* Your objective: Collect all the lines that mention the word "matplotlib".

* Provided material:
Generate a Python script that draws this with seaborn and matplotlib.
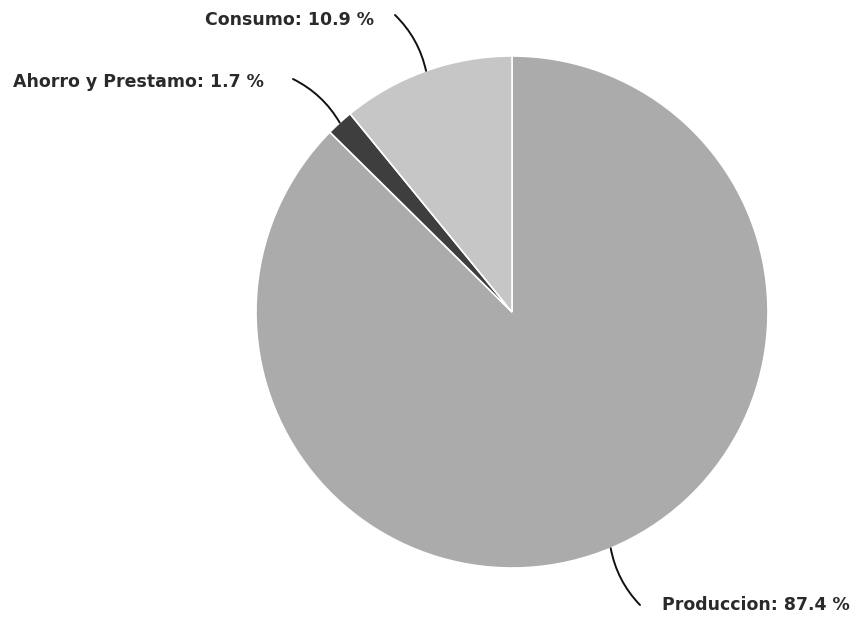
import numpy as np
import matplotlib
matplotlib.use("Agg")
import matplotlib.pyplot as plt
import seaborn as sns

labels = ["Produccion", "Ahorro y Prestamo", "Consumo"]
values = [87.4, 1.7, 10.9]
colors = ["#ababab", "#3e3e3e", "#c6c6c6"]

sns.set_theme(style="white")
plt.rcParams['font.family'] = ['DejaVu Sans']

fig = plt.figure(figsize=(8.54, 6.21), dpi=100)
ax = fig.add_axes([0, 0, 1, 1])

cx, cy, r = 512, 309, 256
wedges, _ = ax.pie(values, colors=colors, startangle=90, counterclock=False,
                   center=(cx, cy), radius=r, frame=True,
                   wedgeprops=dict(edgecolor="white", linewidth=1.2))
ax.set_xlim(0, 854)
ax.set_ylim(0, 621)
ax.set_aspect('equal')
ax.axis('off')

# label layout: (text x, text y, ha, line start x, line start y, rad)
layout = {
    "Produccion": (662, 16, "left", 640, 16, -0.15),
    "Ahorro y Prestamo": (264, 539, "right", 293, 542, -0.15),
    "Consumo": (374, 601, "right", 395, 606, -0.15),
}

for w, lab, v in zip(wedges, labels, values):
    mid = np.deg2rad((w.theta1 + w.theta2) / 2)
    ex, ey = cx + r * np.cos(mid), cy + r * np.sin(mid)
    tx, ty, ha, lx, ly, rad = layout[lab]
    ax.annotate("", xy=(ex, ey), xytext=(lx, ly),
                arrowprops=dict(arrowstyle="-", color="#111111", lw=1.4,
                                connectionstyle=f"arc3,rad={rad}",
                                shrinkA=0, shrinkB=0))
    ax.text(tx, ty, f"{lab}: {v} %", ha=ha, va="center", fontsize=12.5,
            fontweight="bold", color="#2a2a2a")

fig.savefig("out.png", dpi=100, facecolor="white")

* Exercise output:
Generate a Python script that draws this with seaborn and matplotlib.
import matplotlib
matplotlib.use("Agg")
import matplotlib.pyplot as plt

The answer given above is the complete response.